Sunday 26 December 2021

The Last Time Boxing Day Was Also the First Sunday After Christmas—a Short Sermon with reference to Real Life, Is 63:7-9; Heb 2:10-18 and Mt 2:13-23

 


The last time the First Sunday after Christmas happened on Boxing Day was 2010. Possibly the lowest of all low Sundays. As I listened to this morning’s sermon, I wondered what I’d said on that day eleven years ago. So I looked it up and here it is:

After the midnight service and all, I got to bed around 130 Christmas morning. At 330am the dog we are dogsitting decided she wanted to go out and bark at passing reindeer or anything else she imagined was there. I lay awake trying to think warm thoughts and was just about ready to go back to sleep when at 430am granddaughter Samantha woke, calling her sister Emily. I got in there as quickly as I could to try and head off the house being awakened that early. Samantha told me she had arranged to wake Emily if she woke up first. I told her it was still the middle of night.

I lied to my granddaughter on Christmas morning!

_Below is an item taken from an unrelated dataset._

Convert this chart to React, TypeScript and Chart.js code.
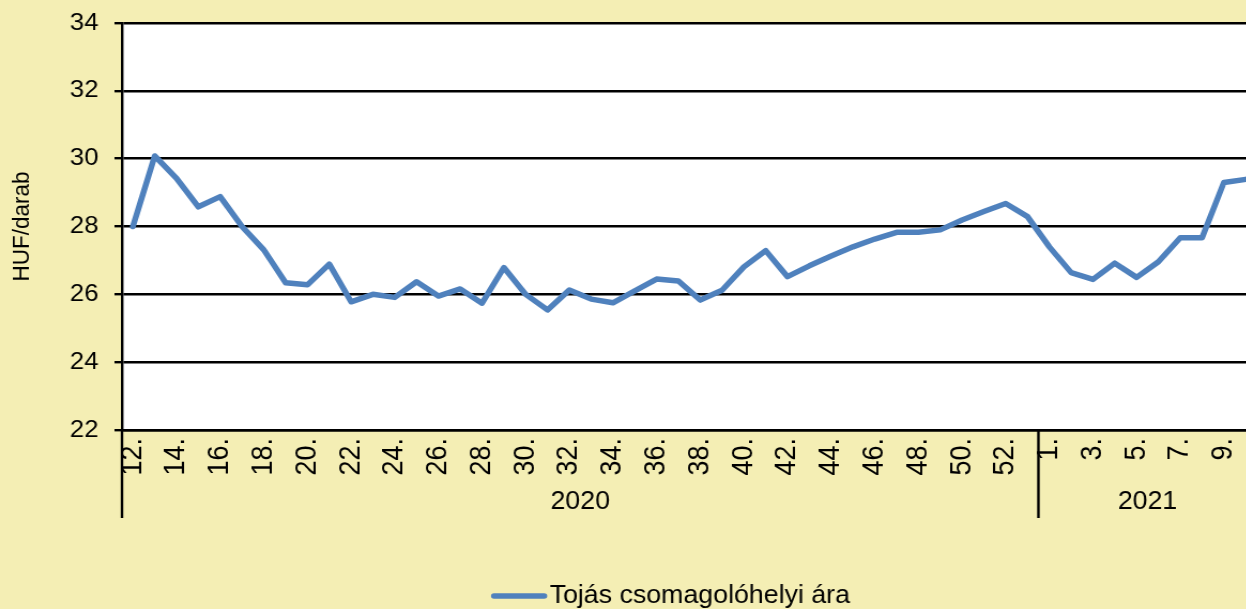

She seemed happy with that and seemed to settle down again. I got back to sleep for another couple of ours. We had a lovely day of gifts, lazing about, good food, family (including Skyping Okotoks and NZ) and naps. And shot through it all was aching fatigue (strenuously denied, of course, by the children) and the emotional hyper-rawness that comes with it plus some grief and anxiety over some family health issues. I’m sure all of you have experienced the same kind of thing. 


This is the context in which the first Christmas happened only, judging from this morning’s readings, more so. Listen to some of the words and things we heard about in the readings: affliction, suffering, death, the devil, flee, destroy, a furious king, dead babies, weeping, loud lamentation and fear. On top of that there was God’s wrath. 


From our Hebrews reading:


Therefore he had to be made like his brothers in every respect, so that he might become a merciful and faithful high priest in the service of God, to make propitiation for the sins of the people. (Heb 2.17)


…“to propitiate,” relates to putting away the divine wrath. When people sin, they arouse the wrath of God (Rom 1:18); they become enemies of God (Rom 5:10). One aspect of salvation deals with this wrath, and it is to this the author is directing attention at this point. Christ saves us in a way that takes account of the divine wrath against every evil thing. ( Gaebelein, F. E., Morris, L., Burdick, D. W., Blum, E. A., Barker, G. W., & Johnson, A. F. (1981). The Expositor's Bible Commentary, Volume 12: Hebrews Through Revelation (30). Grand Rapids, MI: Zondervan Publishing House.)


All this is the context in which every celebration of Christmas has happened since, including yesterday. And, try as we might, we can’t make it otherwise. There’s not enough tinsel or Christmas lights or candle-light services in the whole world to do it. We simply cannot manage life well enough. We need help. Which is the point of Christmas. In Jesus, God the Father, comes to his troubled people, hopelessly tangled in their own sin, so vulnerable to effects of the sins of others, to suffering and death. And he did it supernaturally. 


The angel of his presence saved them

in his love and in his pity he redeemed them

he lifted them up and carried them all the days of old. (Isa 63.9)


The only way to get out this life alive is accept the redemption the Father offered supernaturally in Jesus. 


For it was fitting that he, for whom and by whom all things exist. (Heb 2.10)


The only way to get out this life alive is to acknowledge with faith who made us and for whom we therefore exist. 


Since therefore the children share in flesh and blood, he himself likewise partook of the same things, that through death he might destroy the one who has the power of death, that is, the devil, and deliver all those who through fear of death were subject to lifelong slavery. (Heb 2.14-15)


The only way to be set free from that lifelong slavery get out this life alive is to ask for and receive that deliverance. 


But when Herod died, behold, an angel of the Lord appeared in a dream to Joseph in Egypt, saying, “Rise, take the child and his mother and go to the land of Israel, for those who sought the child’s life are dead.” (Mt 2.19-20)


It might not be the only way to get out this life alive, but it helps to believe in an enchanted creation filled with wonders like dreams sent by God, angels, a virgin birth and resurrection from the dead. 


I wish you all a Merry, Bright and enchanted Christmastide.